The three founders retired in 1974, leaving a well-established practice. Soon afterward, GMW was awarded a commission to design the King Saud University in Saudi Arabia.

In 1983, the firm was appointed to design the new Barclays headquarters building at 54 Lombard Street; eleven years later, the practice was appointed to handle the refurbishment of Tower 42 in London.

===BIM===
The company played a role in the early development of building information modelling, employing the developers of RUCAPS, the first 'building modelling' application (used for the King Saud University project), and from 1977 sold through GMW Computers Ltd in several countries worldwide. It was amongst the leading systems of its time, selling many hundreds of copies at a time when computer-aided design was rare and expensive. Jonathan Ingram, sometimes called the 'Father of BIM', worked on enhancing RUCAPS at GMW Computers in the early 1980s. Envisaging a better software, he quit working at GMW, got a bank loan so that he could purchase a workstation, and developed Sonata, released in 1986 and sold to GMW in 1987.
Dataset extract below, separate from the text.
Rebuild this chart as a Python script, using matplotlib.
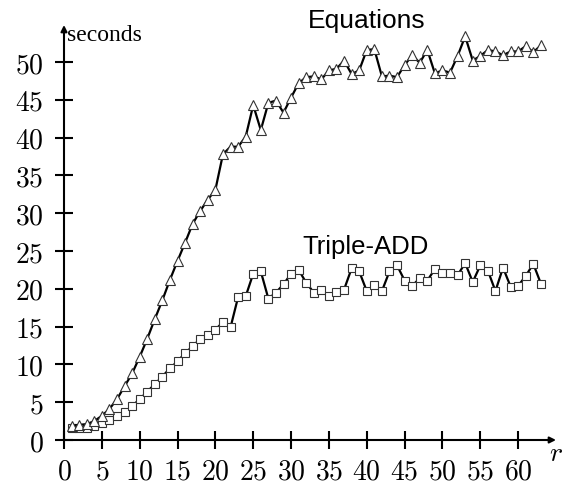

The term 'building model' (in the sense of BIM as used today) was first used in a 1986 paper by Robert Aish – then at GMW Computers – referring to the RUCAPS software's use at Heathrow Terminal 3, and it is regarded as a forerunner to today's BIM software.

==Current activities==
By the time of its 2015 acquisition by Scott Brownrigg, GMW had become a transport specialist. It undertook work for Network Rail, had completed the passenger terminal at the Prince Mohammad bin Abdulaziz Airport in Medina, and continued to work on the completion of the Istanbul Airport (designed by Grimshaw Architects, Nordic Office of Architecture and Haptic). Following the acquisition, the practice ceased working under its own name.